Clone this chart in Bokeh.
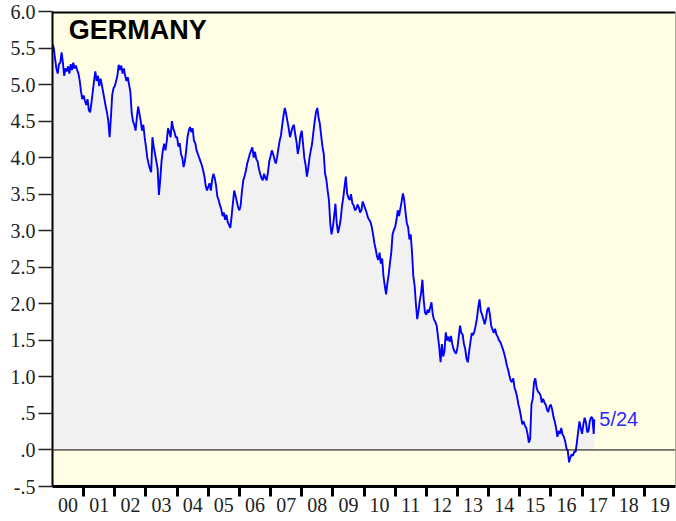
from bokeh.plotting import figure
from bokeh.models import FixedTicker, Span, Range1d, CustomJSTickFormatter, LinearAxis
from bokeh.core.properties import value
from bokeh.embed import file_html
from bokeh.resources import INLINE

# German 10y government bond yield (%), read semi-monthly from the chart
y2000 = [5.55, 5.50, 5.35, 5.22, 5.15, 5.28, 5.30, 5.44, 5.30, 5.12, 5.22, 5.18, 5.25, 5.15, 5.28, 5.20, 5.30, 5.22, 5.26, 5.20, 5.15, 5.05, 4.90, 4.80]
y2001 = [4.85, 4.78, 4.72, 4.80, 4.65, 4.62, 4.75, 4.90, 5.05, 5.18, 5.05, 5.12, 4.98, 5.08, 5.00, 4.90, 4.80, 4.70, 4.62, 4.50, 4.28, 4.55, 4.86, 4.95]
y2002 = [4.98, 5.05, 5.12, 5.27, 5.20, 5.26, 5.15, 5.22, 5.12, 5.05, 5.10, 5.00, 4.90, 4.62, 4.50, 4.45, 4.37, 4.55, 4.70, 4.60, 4.50, 4.37, 4.45, 4.28]
y2003 = [4.15, 4.00, 3.92, 3.85, 3.80, 4.28, 4.15, 4.05, 3.95, 3.85, 3.49, 3.70, 3.95, 4.10, 4.19, 4.10, 4.22, 4.40, 4.35, 4.28, 4.50, 4.40, 4.35, 4.28]
y2004 = [4.28, 4.15, 4.20, 4.05, 4.00, 3.87, 3.95, 4.10, 4.28, 4.37, 4.42, 4.35, 4.40, 4.23, 4.20, 4.10, 4.05, 4.00, 3.95, 3.90, 3.83, 3.75, 3.62, 3.55]
y2005 = [3.60, 3.65, 3.55, 3.70, 3.78, 3.72, 3.62, 3.47, 3.42, 3.35, 3.30, 3.20, 3.25, 3.15, 3.22, 3.12, 3.08, 3.04, 3.20, 3.38, 3.55, 3.48, 3.40, 3.32]
y2006 = [3.28, 3.35, 3.55, 3.69, 3.75, 3.82, 3.92, 3.98, 4.05, 4.10, 4.14, 4.00, 4.08, 3.98, 3.95, 3.85, 3.78, 3.72, 3.69, 3.78, 3.72, 3.69, 3.80, 3.95]
y2007 = [4.02, 4.10, 4.05, 3.98, 3.92, 4.00, 4.12, 4.23, 4.30, 4.45, 4.58, 4.68, 4.60, 4.50, 4.40, 4.28, 4.35, 4.42, 4.45, 4.32, 4.22, 4.05, 4.15, 4.30]
y2008 = [4.37, 4.20, 4.00, 3.90, 3.74, 3.85, 4.00, 4.10, 4.19, 4.35, 4.50, 4.62, 4.68, 4.55, 4.46, 4.30, 4.15, 4.05, 3.78, 3.70, 3.55, 3.42, 3.10, 2.95]
y2009 = [3.05, 3.20, 3.37, 3.10, 2.97, 3.05, 3.15, 3.33, 3.45, 3.60, 3.74, 3.51, 3.45, 3.42, 3.50, 3.38, 3.35, 3.28, 3.30, 3.36, 3.32, 3.25, 3.28, 3.40]
y2010 = [3.35, 3.30, 3.25, 3.18, 3.15, 3.12, 3.05, 2.95, 2.83, 2.75, 2.65, 2.60, 2.70, 2.55, 2.62, 2.38, 2.25, 2.13, 2.28, 2.40, 2.56, 2.70, 2.95, 3.01]
y2011 = [3.05, 3.15, 3.28, 3.20, 3.30, 3.40, 3.51, 3.42, 3.25, 3.10, 3.05, 2.88, 2.95, 2.70, 2.38, 2.25, 2.00, 1.79, 1.90, 2.05, 2.15, 2.33, 2.05, 1.88]
y2012 = [1.85, 1.92, 1.88, 1.95, 2.02, 1.85, 1.78, 1.75, 1.70, 1.55, 1.40, 1.20, 1.45, 1.28, 1.35, 1.61, 1.50, 1.55, 1.48, 1.56, 1.45, 1.38, 1.34, 1.32]
y2013 = [1.40, 1.55, 1.70, 1.60, 1.58, 1.45, 1.38, 1.25, 1.20, 1.35, 1.48, 1.60, 1.57, 1.62, 1.70, 1.80, 1.95, 2.06, 1.90, 1.85, 1.79, 1.72, 1.80, 1.92]
y2014 = [1.95, 1.85, 1.70, 1.65, 1.60, 1.66, 1.58, 1.55, 1.50, 1.48, 1.43, 1.38, 1.32, 1.25, 1.16, 1.10, 1.02, 0.95, 0.93, 0.98, 0.85, 0.80, 0.72, 0.62]
y2015 = [0.55, 0.45, 0.35, 0.39, 0.33, 0.30, 0.22, 0.10, 0.15, 0.62, 0.70, 0.93, 0.98, 0.85, 0.80, 0.78, 0.75, 0.65, 0.70, 0.65, 0.62, 0.55, 0.52, 0.60]
y2016 = [0.62, 0.55, 0.45, 0.39, 0.30, 0.18, 0.26, 0.22, 0.30, 0.21, 0.18, 0.12, 0.02, -0.01, -0.17, -0.10, -0.06, -0.08, -0.02, -0.03, 0.10, 0.25, 0.39, 0.30]
y2017 = [0.22, 0.35, 0.44, 0.38, 0.24, 0.26, 0.40, 0.45, 0.44, 0.22]
last_date = 2017.392   # 5/24/2017
last_value = 0.42
last_label = "5/24"
title = "GERMANY"

year_lists = [y2000, y2001, y2002, y2003, y2004, y2005, y2006, y2007, y2008,
              y2009, y2010, y2011, y2012, y2013, y2014, y2015, y2016, y2017]
first_year = 2000

dates, vals = [], []
for k, lst in enumerate(year_lists):
    for i, v in enumerate(lst):
        dates.append(first_year + k + i / 24.0)
        vals.append(v)
dates.append(last_date)
vals.append(last_value)
fill_top = [max(v, 0.0) for v in vals]

y_ticks = [-0.5, 0.0, 0.5, 1.0, 1.5, 2.0, 2.5, 3.0, 3.5, 4.0, 4.5, 5.0, 5.5, 6.0]
year_ticks = list(range(2001, 2020))
year_label_pos = [y + 0.5 for y in range(2000, 2020)]

p = figure(width=676, height=521, output_backend="svg", toolbar_location=None,
           x_range=Range1d(2000, 2020), y_range=Range1d(-0.5, 6.0),
           min_border_left=52, min_border_right=1, min_border_top=11, min_border_bottom=35,
           background_fill_color="#fffee4", border_fill_color="white",
           outline_line_color=None)
p.grid.visible = False

p.varea(x=dates, y1=0, y2=fill_top, fill_color="#f1f1f1")
p.line(dates, vals, line_color="#0000ff", line_width=1.9)

p.add_layout(Span(location=0, dimension="width", line_color="black", line_width=1))
p.add_layout(Span(location=6.0, dimension="width", line_color="black", line_width=4))
p.add_layout(Span(location=2020, dimension="height", line_color="#555555", line_width=1))

# y axis
ya = p.yaxis[0]
ya.ticker = FixedTicker(ticks=y_ticks)
ya.formatter = CustomJSTickFormatter(code="""
    let s = tick.toFixed(1);
    if (s.startsWith('0.')) s = s.slice(1);
    if (s.startsWith('-0.')) s = '-' + s.slice(2);
    return s;""")
ya.axis_line_width = 2
ya.axis_line_color = "black"
ya.major_tick_out = 14
ya.major_tick_in = 0
ya.major_tick_line_width = 1.5
ya.major_tick_line_color = "#222222"
ya.minor_tick_line_color = None
ya.major_label_standoff = 3
ya.major_label_text_font = "Liberation Serif"
ya.major_label_text_font_size = "20px"
ya.major_label_text_color = "#222222"

# x axis: year boundary ticks (no labels)
xa = p.xaxis[0]
xa.ticker = FixedTicker(ticks=year_ticks)
xa.formatter = CustomJSTickFormatter(code="return '';")
xa.axis_line_width = 3
xa.axis_line_color = "black"
xa.major_tick_out = 10
xa.major_tick_in = 0
xa.major_tick_line_width = 3
xa.major_tick_line_color = "black"
xa.minor_tick_line_color = None
xa.major_label_standoff = 0
xa.major_label_text_font_size = "1px"

# x axis: year labels centred within each year
xl = LinearAxis(ticker=FixedTicker(ticks=year_label_pos),
                formatter=CustomJSTickFormatter(code="""
    return String(Math.floor(tick) % 100).padStart(2, '0');"""))
xl.axis_line_color = None
xl.major_tick_line_color = None
xl.minor_tick_line_color = None
xl.major_tick_out = 0
xl.major_tick_in = 0
xl.major_label_standoff = 1
xl.major_label_text_font = "Liberation Serif"
xl.major_label_text_font_size = "20px"
xl.major_label_text_color = "#222222"
p.add_layout(xl, "below")

p.text(x=[first_year + 0.52], y=[5.95], text=[title],
       text_font=value("Liberation Sans"), text_font_style="bold",
       text_font_size="27px", text_baseline="top", text_color="black")
p.text(x=[last_date], y=[last_value], text=[last_label], x_offset=5,
       text_font=value("Liberation Sans"), text_font_size="20px",
       text_baseline="middle", text_color="#2a2aff")

open("out.html", "w").write(file_html(p, INLINE))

*WHAT TO PRODUCE*
Take the lines from the start of the material to the line with "from bokeh.resources import INLINE", both included, and transcribe them exactly without the pictures.

*COMPLETE OUTPUT*
Clone this chart in Bokeh.
from bokeh.plotting import figure
from bokeh.models import FixedTicker, Span, Range1d, CustomJSTickFormatter, LinearAxis
from bokeh.core.properties import value
from bokeh.embed import file_html
from bokeh.resources import INLINE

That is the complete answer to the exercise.